Leur surface est de 35 mètres carrés, comprenant une chambre, une kitchenette, une salle de bains et des toilettes. La hauteur sera adaptable, entre 2 mètres et 2,4 mètres, selon les bureaux. Avec chauffage, électricité, eau courante et aérations. Les kitchenettes et les toilettes seront construites sur le modèle de celles des résidences étudiantes. Toutes les pièces seront séparées et emboîtables afin de s’adapter à différentes configurations. Les matériaux devront notamment permettre de trouver des solutions aux deux problèmes majeurs que sont le manque d’intimité et le bruit.
Comment comptez-vous financer le projet ?
Les mairies doivent parfois débourser 50 euros par jour par personne en frais d’hôtel. Nous comptons sur elles pour faire appel à nous plutôt que d’opter pour ces solutions onéreuses. L’idée est de proposer à la location des modules que nous fabriquerons, installerons et désinstallerons, pour six mois minimum. Les prototypes permettront d’affiner le modèle économique, mais nous pensons pouvoir aider les collectivités à diminuer ainsi leurs frais.

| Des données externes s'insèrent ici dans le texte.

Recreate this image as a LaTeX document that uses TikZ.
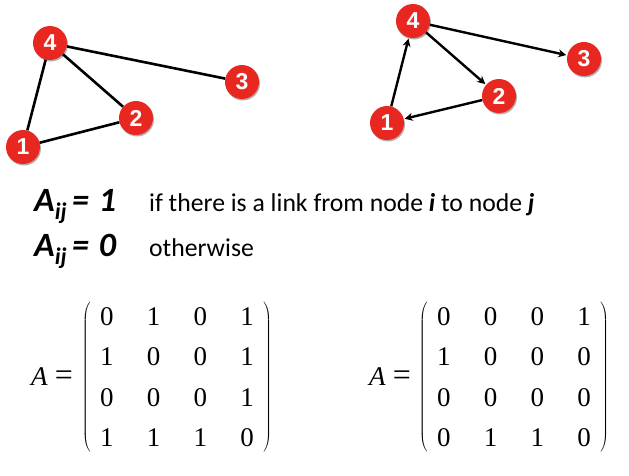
\documentclass[tikz,border=0pt]{standalone}
\usepackage{fontspec}
\setmainfont{Liberation Serif}
\newfontfamily\carl{Carlito}
\newfontfamily\numfont{Liberation Sans}
\usetikzlibrary{arrows.meta,shadows,matrix}
\definecolor{nodered}{RGB}{232,40,32}
\newcommand{\aeq}{\fontsize{27}{27}\selectfont\textit{A}\hspace{7pt}{\fontsize{32}{32}\selectfont=}}
\tikzset{
  vtx/.style={circle, fill=nodered, minimum size=34pt, inner sep=0pt,
    text=white, font=\numfont\fontsize{23}{23}\selectfont\bfseries,
    drop shadow={shadow xshift=1pt, shadow yshift=-1.5pt, opacity=0.3, fill=black}},
  edge/.style={line width=2.6pt, black},
  arc/.style={line width=2.4pt, black, -{Stealth[length=8pt,width=8pt]}, shorten >=1pt},
  txt/.style={inner sep=0pt, anchor=base west},
  adj/.style={matrix of nodes, inner sep=0pt,
    nodes={minimum width=30pt, minimum height=30pt, inner sep=0pt,
      font=\fontsize{27}{27}\selectfont},
    column sep=16.7pt, row sep=10.4pt,
    left delimiter=(, right delimiter=)},
}
\begin{document}
\begin{tikzpicture}[x=1pt,y=-1pt]
\useasboundingbox (0,0) rectangle (629,475);
% undirected graph
\node[vtx] (l4) at (50,43) {4};
\node[vtx] (l3) at (242,82) {3};
\node[vtx] (l2) at (136,118) {2};
\node[vtx] (l1) at (23,147) {1};
\draw[edge] (l4) -- (l3);
\draw[edge] (l4) -- (l2);
\draw[edge] (l4) -- (l1);
\draw[edge] (l1) -- (l2);
% directed graph
\node[vtx] (r4) at (413,21) {4};
\node[vtx] (r3) at (584,59) {3};
\node[vtx] (r2) at (499,96) {2};
\node[vtx] (r1) at (387,123) {1};
\draw[arc] (r1) -- (r4);
\draw[arc] (r4) -- (r2);
\draw[arc] (r4) -- (r3);
\draw[arc] (r2) -- (r1);
% definitions
\node[txt] (d1) at (34,211) {\carl\fontsize{34}{34}\selectfont\bfseries\itshape A\textsubscript{ij}\hspace{5pt}=\hspace{2pt} 1};
\node[txt] (e1) at (149,211) {\carl\fontsize{25.7}{26}\selectfont if there is a link from node \textbf{\textit{i}} to node \textbf{\textit{j}}};
\node[txt] (d2) at (34,256) {\carl\fontsize{34}{34}\selectfont\bfseries\itshape A\textsubscript{ij}\hspace{5pt}=\hspace{2pt} 0};
\node[txt] (e2) at (149,256) {\carl\fontsize{25.7}{26}\selectfont otherwise};
% matrices
\node[txt] (al) at (31,385) {\aeq};
\matrix (ml) [adj] at (177,377) {
0 & 1 & 0 & 1 \\
1 & 0 & 0 & 1 \\
0 & 0 & 0 & 1 \\
1 & 1 & 1 & 0 \\
};
\node[txt] (ar) at (369,385) {\aeq};
\matrix (mr) [adj] at (514,377) {
0 & 0 & 0 & 1 \\
1 & 0 & 0 & 0 \\
0 & 0 & 0 & 0 \\
0 & 1 & 1 & 0 \\
};
\end{tikzpicture}
\end{document}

Quelles sont vos prochaines étapes ?
Nous avons rencontré des associations spécialisées dans le logement d’urgence, les personnes de la mairie et de la préfecture de Toulouse chargées de ces questions, ainsi que des bailleurs sociaux. Avant d’envisager une collaboration, tous ces acteurs attendent de voir le premier module habitable. Nous nous attelons donc maintenant à la fabrication et aux tests des prototypes.